DATASET RECORDS
start

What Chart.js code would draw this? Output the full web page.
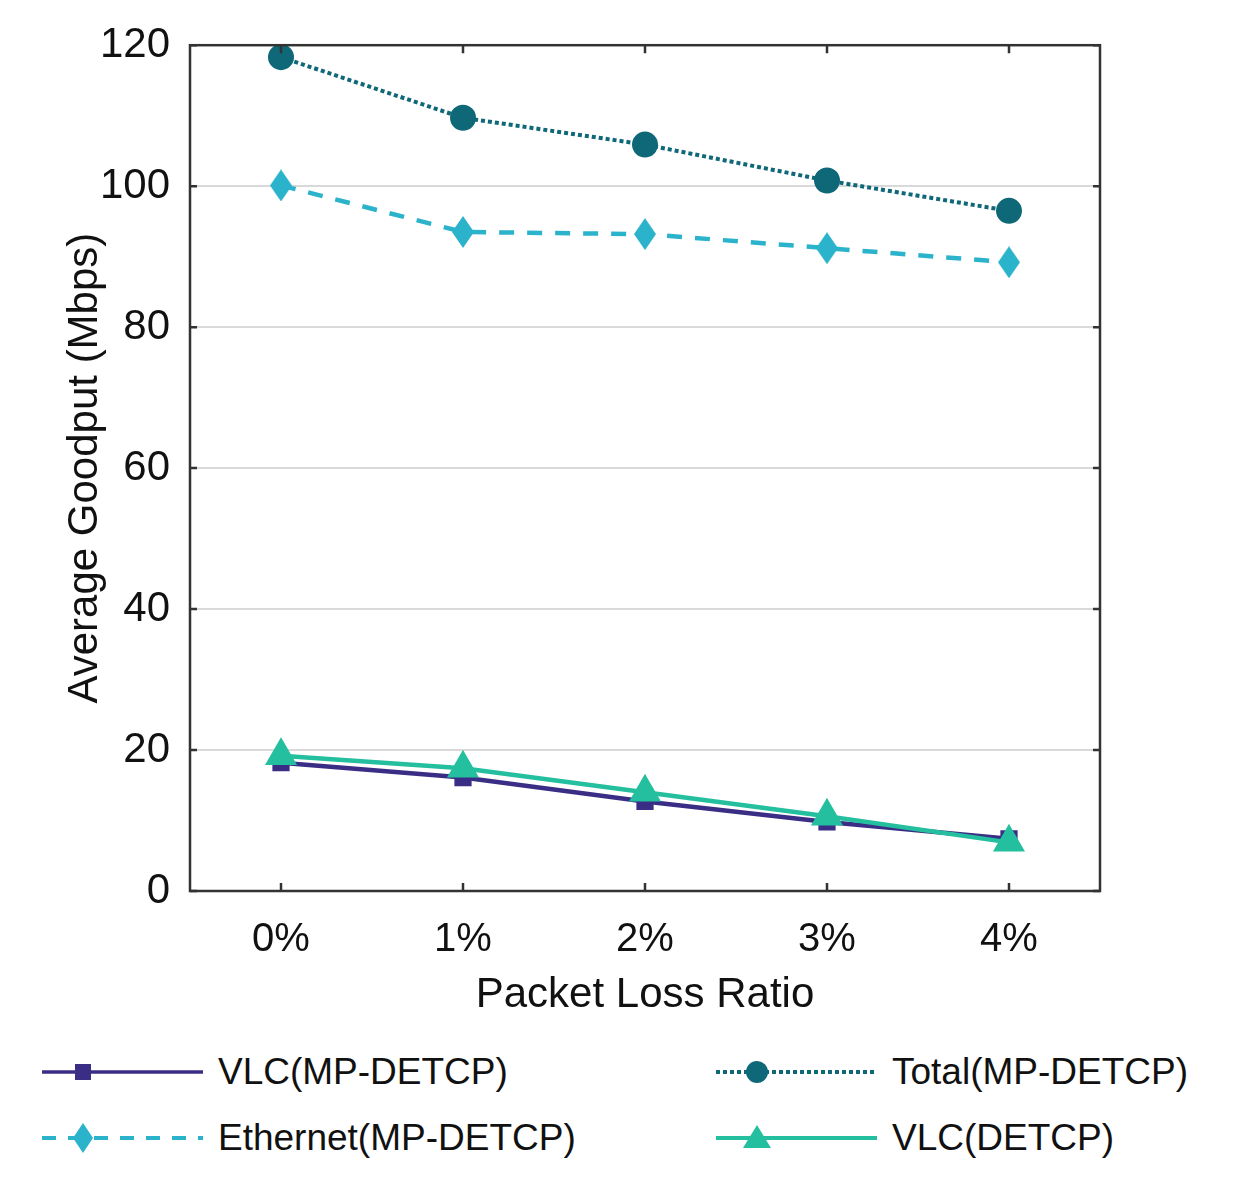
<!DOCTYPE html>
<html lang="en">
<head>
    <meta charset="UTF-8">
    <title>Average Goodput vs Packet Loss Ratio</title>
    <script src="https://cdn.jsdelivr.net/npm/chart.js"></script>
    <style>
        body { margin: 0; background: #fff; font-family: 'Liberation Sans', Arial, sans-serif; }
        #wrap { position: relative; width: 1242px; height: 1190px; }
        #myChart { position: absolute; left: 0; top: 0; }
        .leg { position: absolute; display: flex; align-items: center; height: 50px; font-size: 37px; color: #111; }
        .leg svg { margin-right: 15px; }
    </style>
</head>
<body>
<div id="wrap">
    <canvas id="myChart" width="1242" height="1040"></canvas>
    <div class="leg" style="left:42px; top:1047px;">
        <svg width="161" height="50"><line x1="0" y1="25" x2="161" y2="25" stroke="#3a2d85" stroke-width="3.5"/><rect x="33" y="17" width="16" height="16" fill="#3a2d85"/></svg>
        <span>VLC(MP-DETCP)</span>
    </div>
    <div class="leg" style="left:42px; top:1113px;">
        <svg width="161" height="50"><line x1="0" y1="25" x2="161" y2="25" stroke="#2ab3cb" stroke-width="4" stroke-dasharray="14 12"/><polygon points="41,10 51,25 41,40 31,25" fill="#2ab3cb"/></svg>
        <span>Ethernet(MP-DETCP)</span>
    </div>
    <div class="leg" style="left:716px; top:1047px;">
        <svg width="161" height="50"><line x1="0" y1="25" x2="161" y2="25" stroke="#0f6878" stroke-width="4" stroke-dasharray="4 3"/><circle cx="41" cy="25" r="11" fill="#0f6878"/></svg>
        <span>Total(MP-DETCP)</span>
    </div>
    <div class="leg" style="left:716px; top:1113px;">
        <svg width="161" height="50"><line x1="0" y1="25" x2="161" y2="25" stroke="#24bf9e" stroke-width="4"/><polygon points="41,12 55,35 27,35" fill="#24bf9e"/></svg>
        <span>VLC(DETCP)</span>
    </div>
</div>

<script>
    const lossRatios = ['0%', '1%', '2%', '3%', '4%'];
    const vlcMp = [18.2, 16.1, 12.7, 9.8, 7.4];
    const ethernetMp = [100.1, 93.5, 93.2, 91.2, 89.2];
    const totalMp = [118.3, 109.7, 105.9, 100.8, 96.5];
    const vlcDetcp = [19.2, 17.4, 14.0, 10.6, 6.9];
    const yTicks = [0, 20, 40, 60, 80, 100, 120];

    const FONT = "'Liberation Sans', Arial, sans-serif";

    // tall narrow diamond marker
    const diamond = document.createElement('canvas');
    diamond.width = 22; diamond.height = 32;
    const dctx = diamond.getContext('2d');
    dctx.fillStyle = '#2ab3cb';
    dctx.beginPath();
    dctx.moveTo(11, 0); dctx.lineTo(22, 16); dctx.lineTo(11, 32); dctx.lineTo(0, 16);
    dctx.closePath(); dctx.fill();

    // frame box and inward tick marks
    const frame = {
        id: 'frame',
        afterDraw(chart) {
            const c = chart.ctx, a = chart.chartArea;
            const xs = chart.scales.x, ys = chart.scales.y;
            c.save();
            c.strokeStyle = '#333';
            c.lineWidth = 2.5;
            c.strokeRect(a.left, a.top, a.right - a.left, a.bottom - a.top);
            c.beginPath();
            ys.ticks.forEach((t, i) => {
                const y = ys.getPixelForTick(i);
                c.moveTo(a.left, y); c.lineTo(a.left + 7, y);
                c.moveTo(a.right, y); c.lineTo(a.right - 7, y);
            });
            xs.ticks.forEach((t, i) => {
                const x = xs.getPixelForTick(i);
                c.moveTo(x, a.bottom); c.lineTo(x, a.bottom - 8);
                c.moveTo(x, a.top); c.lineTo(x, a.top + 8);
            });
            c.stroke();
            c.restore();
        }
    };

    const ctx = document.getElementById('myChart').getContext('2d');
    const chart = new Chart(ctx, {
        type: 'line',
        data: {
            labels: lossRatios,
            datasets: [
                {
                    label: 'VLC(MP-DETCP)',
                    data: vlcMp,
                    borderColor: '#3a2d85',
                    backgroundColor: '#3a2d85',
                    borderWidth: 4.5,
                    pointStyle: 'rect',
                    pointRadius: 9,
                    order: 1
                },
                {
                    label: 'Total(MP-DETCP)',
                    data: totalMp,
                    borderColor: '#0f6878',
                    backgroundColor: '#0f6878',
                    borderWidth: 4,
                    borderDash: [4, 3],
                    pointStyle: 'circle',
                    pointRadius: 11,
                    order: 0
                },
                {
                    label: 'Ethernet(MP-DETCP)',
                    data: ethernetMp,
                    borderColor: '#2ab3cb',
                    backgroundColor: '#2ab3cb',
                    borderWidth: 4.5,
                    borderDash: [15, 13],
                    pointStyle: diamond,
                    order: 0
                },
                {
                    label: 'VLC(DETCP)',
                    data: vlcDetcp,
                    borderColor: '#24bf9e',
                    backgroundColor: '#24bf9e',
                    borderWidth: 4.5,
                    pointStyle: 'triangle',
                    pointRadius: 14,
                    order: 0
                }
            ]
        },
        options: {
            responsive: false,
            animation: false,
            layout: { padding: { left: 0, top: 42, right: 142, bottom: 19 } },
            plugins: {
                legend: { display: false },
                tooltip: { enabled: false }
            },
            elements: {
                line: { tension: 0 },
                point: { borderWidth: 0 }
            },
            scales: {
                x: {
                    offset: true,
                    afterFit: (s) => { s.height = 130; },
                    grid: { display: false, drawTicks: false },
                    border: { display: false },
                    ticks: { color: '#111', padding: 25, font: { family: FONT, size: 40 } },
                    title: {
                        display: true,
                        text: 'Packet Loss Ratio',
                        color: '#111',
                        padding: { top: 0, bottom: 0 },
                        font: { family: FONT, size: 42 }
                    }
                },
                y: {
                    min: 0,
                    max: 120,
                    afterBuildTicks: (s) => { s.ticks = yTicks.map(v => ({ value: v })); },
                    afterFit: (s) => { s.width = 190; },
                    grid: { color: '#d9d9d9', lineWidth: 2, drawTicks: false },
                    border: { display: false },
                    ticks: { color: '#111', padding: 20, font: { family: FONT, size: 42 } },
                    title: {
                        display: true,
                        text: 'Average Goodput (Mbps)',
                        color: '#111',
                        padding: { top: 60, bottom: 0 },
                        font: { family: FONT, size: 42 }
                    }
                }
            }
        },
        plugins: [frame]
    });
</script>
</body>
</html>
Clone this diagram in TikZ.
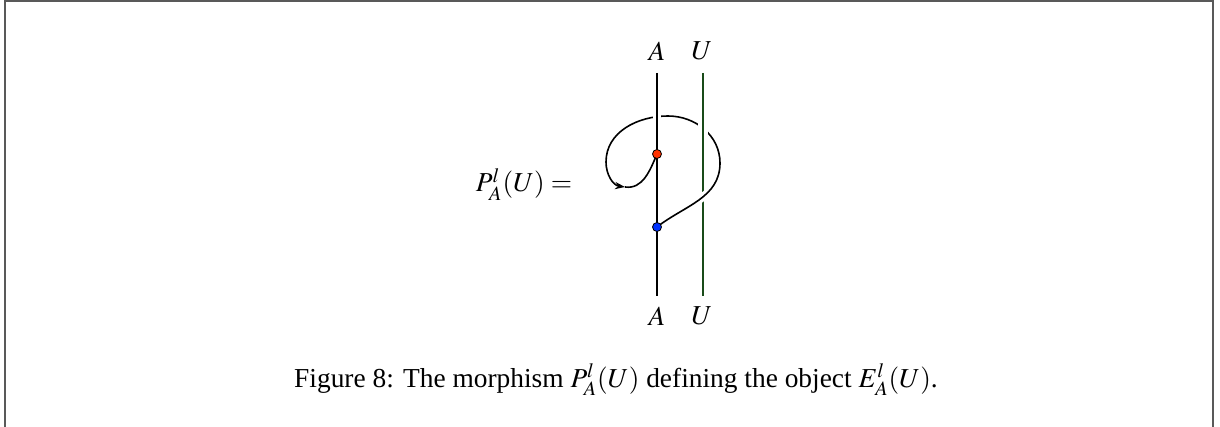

end

WHAT IS REQUIRED
Lines containing "this" are to be counted. State the total and add nothing.

RESULT
2